━━━━━ Listed entries ━━━━━

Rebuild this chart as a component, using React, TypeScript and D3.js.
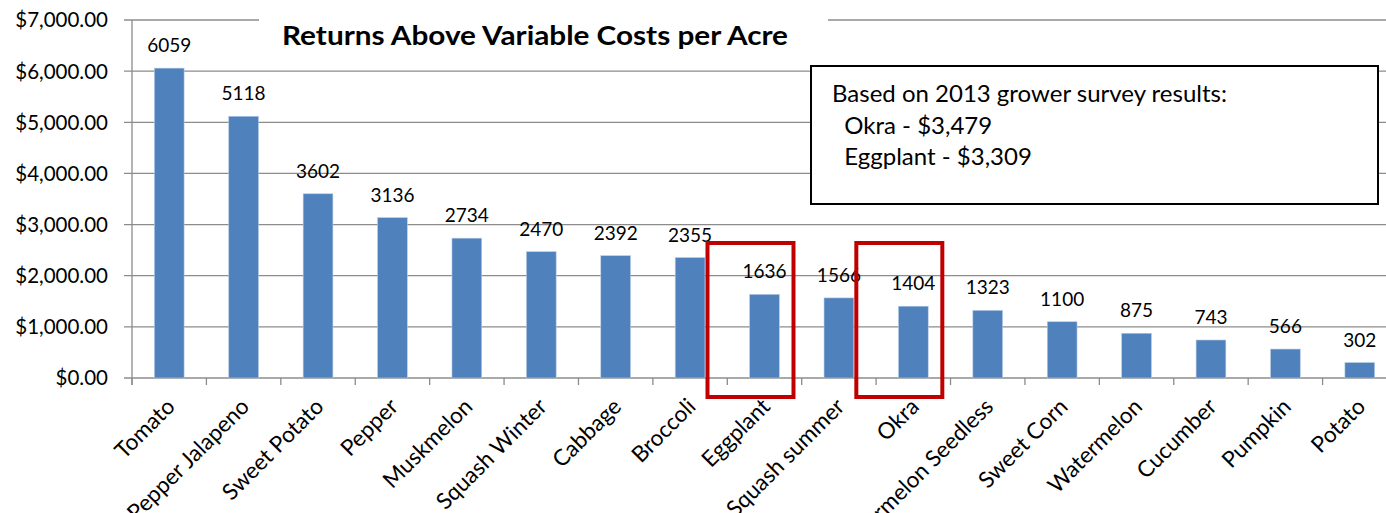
import * as d3 from "d3";
import React from "react";

const categories = [
  "Tomato",
  "Pepper Jalapeno",
  "Sweet Potato",
  "Pepper",
  "Muskmelon",
  "Squash Winter",
  "Cabbage",
  "Broccoli",
  "Eggplant",
  "Squash summer",
  "Okra",
  "Watermelon Seedless",
  "Sweet Corn",
  "Watermelon",
  "Cucumber",
  "Pumpkin",
  "Potato",
];
const returns = [
  6059, 5118, 3602, 3136, 2734, 2470, 2392, 2355, 1636, 1566, 1404, 1323, 1100,
  875, 743, 566, 302,
];
const yTicks = [0, 1000, 2000, 3000, 4000, 5000, 6000, 7000];
const highlighted = ["Eggplant", "Okra"];
const surveyNotes = [
  "Based on 2013 grower survey results:",
  "\u00a0\u00a0Okra - $3,479",
  "\u00a0\u00a0Eggplant - $3,309",
];
const title = "Returns Above Variable Costs per Acre";

const W = 1386;
const H = 513;
const FONT = "Lato, 'Open Sans', sans-serif";

const App: React.FC = () => {
  const left = 132;
  const right = 1397; // plot runs past the window edge
  const top = 20;
  const bottom = 378;

  const x = d3
    .scaleBand<string>()
    .domain(categories)
    .range([left, right])
    .paddingInner(0.6)
    .paddingOuter(0.3);
  const y = d3.scaleLinear().domain([0, 7000]).range([bottom, top]);
  const step = x.step();
  const fmt = d3.format("$,.2f");

  return (
    <svg
      width={W}
      height={H}
      style={{ position: "absolute", left: 0, top: 0, background: "#fff" }}
      fontFamily={FONT}
    >
      {/* gridlines */}
      {yTicks.map((t) => (
        <line
          key={"g" + t}
          x1={left - 8}
          x2={right}
          y1={y(t)}
          y2={y(t)}
          stroke="#8c8c8c"
          strokeWidth={1.3}
        />
      ))}
      {/* y labels */}
      {yTicks.map((t) => (
        <text
          key={"yl" + t}
          x={108}
          y={y(t)}
          dy="0.36em"
          textAnchor="end"
          fontSize={20.5}
          fill="#000"
        >
          {fmt(t)}
        </text>
      ))}
      {/* y axis line */}
      <line x1={left} x2={left} y1={top} y2={bottom + 7} stroke="#8c8c8c" strokeWidth={1.3} />
      {/* x ticks */}
      {d3.range(categories.length + 1).map((i) => (
        <line
          key={"xt" + i}
          x1={left + i * step}
          x2={left + i * step}
          y1={bottom}
          y2={bottom + 7}
          stroke="#8c8c8c"
          strokeWidth={1.3}
        />
      ))}
      {/* bars */}
      {categories.map((c, i) => (
        <rect
          key={"b" + c}
          x={x(c)}
          y={y(returns[i])}
          width={x.bandwidth()}
          height={y(0) - y(returns[i])}
          fill="#4f81bd"
          stroke="#b9cde5"
          strokeWidth={0.6}
        />
      ))}
      {/* value labels */}
      {categories.map((c, i) => (
        <text
          key={"v" + c}
          x={(x(c) || 0) + x.bandwidth() / 2}
          y={y(returns[i]) - 16}
          textAnchor="middle"
          fontSize={19}
          fill="#000"
        >
          {returns[i]}
        </text>
      ))}
      {/* category labels */}
      {categories.map((c) => {
        const cx = (x(c) || 0) + x.bandwidth() / 2 + 7;
        const cy = bottom + 30;
        return (
          <text
            key={"c" + c}
            transform={`translate(${cx},${cy}) rotate(-45)`}
            textAnchor="end"
            fontSize={22.5}
            fill="#000"
          >
            {c}
          </text>
        );
      })}
      {/* title */}
      <rect x={259} y={top - 4} width={569} height={42} fill="#fff" />
      <text
        x={535}
        y={45}
        textAnchor="middle"
        fontSize={26}
        fontWeight="bold"
        textLength={506}
        lengthAdjust="spacingAndGlyphs"
        fill="#000"
      >
        {title}
      </text>
      {/* survey note box */}
      <rect x={811} y={66} width={567} height={138} fill="#fff" stroke="#000" strokeWidth={2} />
      {surveyNotes.map((s, i) => (
        <text key={"n" + i} x={832} y={102 + i * 31.5} fontSize={24} fill="#000" style={{ whiteSpace: "pre" }}>
          {s}
        </text>
      ))}
      {/* highlight boxes */}
      {highlighted.map((c) => {
        const cx = (x(c) || 0) + x.bandwidth() / 2 - 14;
        return (
          <rect
            key={"h" + c}
            x={cx - 43}
            y={243}
            width={86}
            height={bottom + 19 - 243}
            fill="none"
            stroke="#c00000"
            strokeWidth={4}
          />
        );
      })}
    </svg>
  );
};

export default App;
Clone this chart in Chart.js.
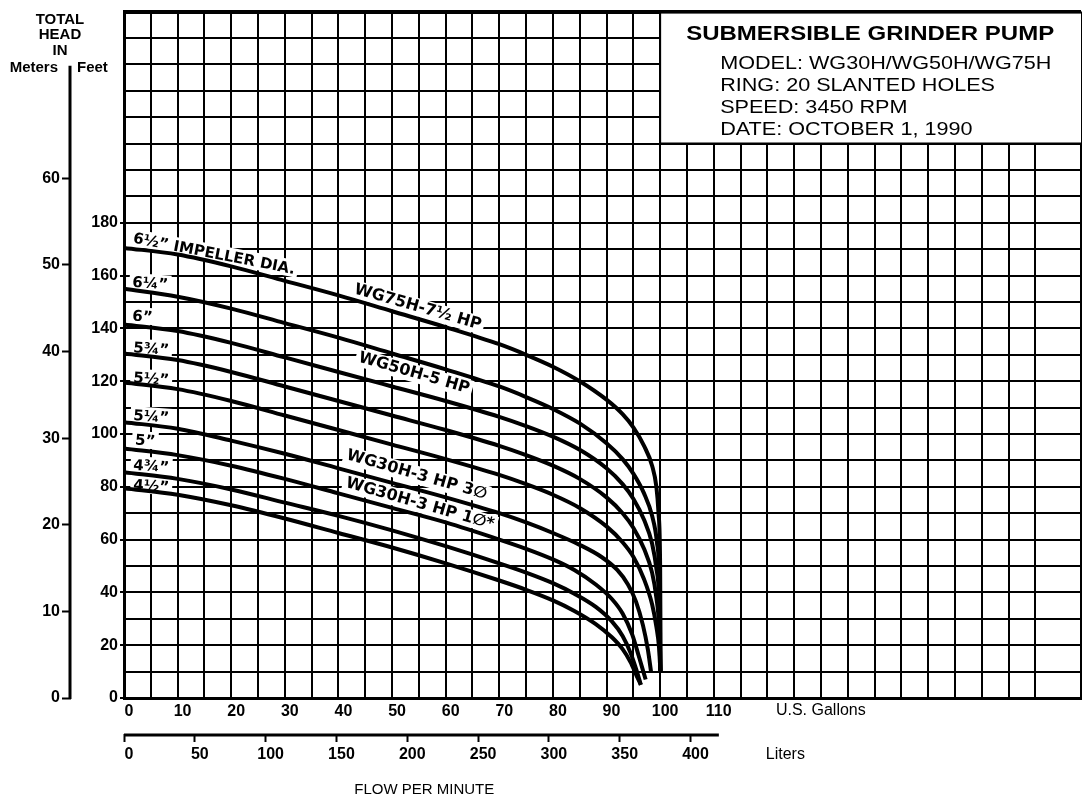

━━━━━

▶ Short exercise
Write out the whole listing again, exactly, with no pictures.

▶ Full answer
Rebuild this chart as a component, using React, TypeScript and D3.js.
import * as d3 from "d3";
import React from "react";

const categories = [
  "Tomato",
  "Pepper Jalapeno",
  "Sweet Potato",
  "Pepper",
  "Muskmelon",
  "Squash Winter",
  "Cabbage",
  "Broccoli",
  "Eggplant",
  "Squash summer",
  "Okra",
  "Watermelon Seedless",
  "Sweet Corn",
  "Watermelon",
  "Cucumber",
  "Pumpkin",
  "Potato",
];
const returns = [
  6059, 5118, 3602, 3136, 2734, 2470, 2392, 2355, 1636, 1566, 1404, 1323, 1100,
  875, 743, 566, 302,
];
const yTicks = [0, 1000, 2000, 3000, 4000, 5000, 6000, 7000];
const highlighted = ["Eggplant", "Okra"];
const surveyNotes = [
  "Based on 2013 grower survey results:",
  "\u00a0\u00a0Okra - $3,479",
  "\u00a0\u00a0Eggplant - $3,309",
];
const title = "Returns Above Variable Costs per Acre";

const W = 1386;
const H = 513;
const FONT = "Lato, 'Open Sans', sans-serif";

const App: React.FC = () => {
  const left = 132;
  const right = 1397; // plot runs past the window edge
  const top = 20;
  const bottom = 378;

  const x = d3
    .scaleBand<string>()
    .domain(categories)
    .range([left, right])
    .paddingInner(0.6)
    .paddingOuter(0.3);
  const y = d3.scaleLinear().domain([0, 7000]).range([bottom, top]);
  const step = x.step();
  const fmt = d3.format("$,.2f");

  return (
    <svg
      width={W}
      height={H}
      style={{ position: "absolute", left: 0, top: 0, background: "#fff" }}
      fontFamily={FONT}
    >
      {/* gridlines */}
      {yTicks.map((t) => (
        <line
          key={"g" + t}
          x1={left - 8}
          x2={right}
          y1={y(t)}
          y2={y(t)}
          stroke="#8c8c8c"
          strokeWidth={1.3}
        />
      ))}
      {/* y labels */}
      {yTicks.map((t) => (
        <text
          key={"yl" + t}
          x={108}
          y={y(t)}
          dy="0.36em"
          textAnchor="end"
          fontSize={20.5}
          fill="#000"
        >
          {fmt(t)}
        </text>
      ))}
      {/* y axis line */}
      <line x1={left} x2={left} y1={top} y2={bottom + 7} stroke="#8c8c8c" strokeWidth={1.3} />
      {/* x ticks */}
      {d3.range(categories.length + 1).map((i) => (
        <line
          key={"xt" + i}
          x1={left + i * step}
          x2={left + i * step}
          y1={bottom}
          y2={bottom + 7}
          stroke="#8c8c8c"
          strokeWidth={1.3}
        />
      ))}
      {/* bars */}
      {categories.map((c, i) => (
        <rect
          key={"b" + c}
          x={x(c)}
          y={y(returns[i])}
          width={x.bandwidth()}
          height={y(0) - y(returns[i])}
          fill="#4f81bd"
          stroke="#b9cde5"
          strokeWidth={0.6}
        />
      ))}
      {/* value labels */}
      {categories.map((c, i) => (
        <text
          key={"v" + c}
          x={(x(c) || 0) + x.bandwidth() / 2}
          y={y(returns[i]) - 16}
          textAnchor="middle"
          fontSize={19}
          fill="#000"
        >
          {returns[i]}
        </text>
      ))}
      {/* category labels */}
      {categories.map((c) => {
        const cx = (x(c) || 0) + x.bandwidth() / 2 + 7;
        const cy = bottom + 30;
        return (
          <text
            key={"c" + c}
            transform={`translate(${cx},${cy}) rotate(-45)`}
            textAnchor="end"
            fontSize={22.5}
            fill="#000"
          >
            {c}
          </text>
        );
      })}
      {/* title */}
      <rect x={259} y={top - 4} width={569} height={42} fill="#fff" />
      <text
        x={535}
        y={45}
        textAnchor="middle"
        fontSize={26}
        fontWeight="bold"
        textLength={506}
        lengthAdjust="spacingAndGlyphs"
        fill="#000"
      >
        {title}
      </text>
      {/* survey note box */}
      <rect x={811} y={66} width={567} height={138} fill="#fff" stroke="#000" strokeWidth={2} />
      {surveyNotes.map((s, i) => (
        <text key={"n" + i} x={832} y={102 + i * 31.5} fontSize={24} fill="#000" style={{ whiteSpace: "pre" }}>
          {s}
        </text>
      ))}
      {/* highlight boxes */}
      {highlighted.map((c) => {
        const cx = (x(c) || 0) + x.bandwidth() / 2 - 14;
        return (
          <rect
            key={"h" + c}
            x={cx - 43}
            y={243}
            width={86}
            height={bottom + 19 - 243}
            fill="none"
            stroke="#c00000"
            strokeWidth={4}
          />
        );
      })}
    </svg>
  );
};

export default App;
Clone this chart in Chart.js.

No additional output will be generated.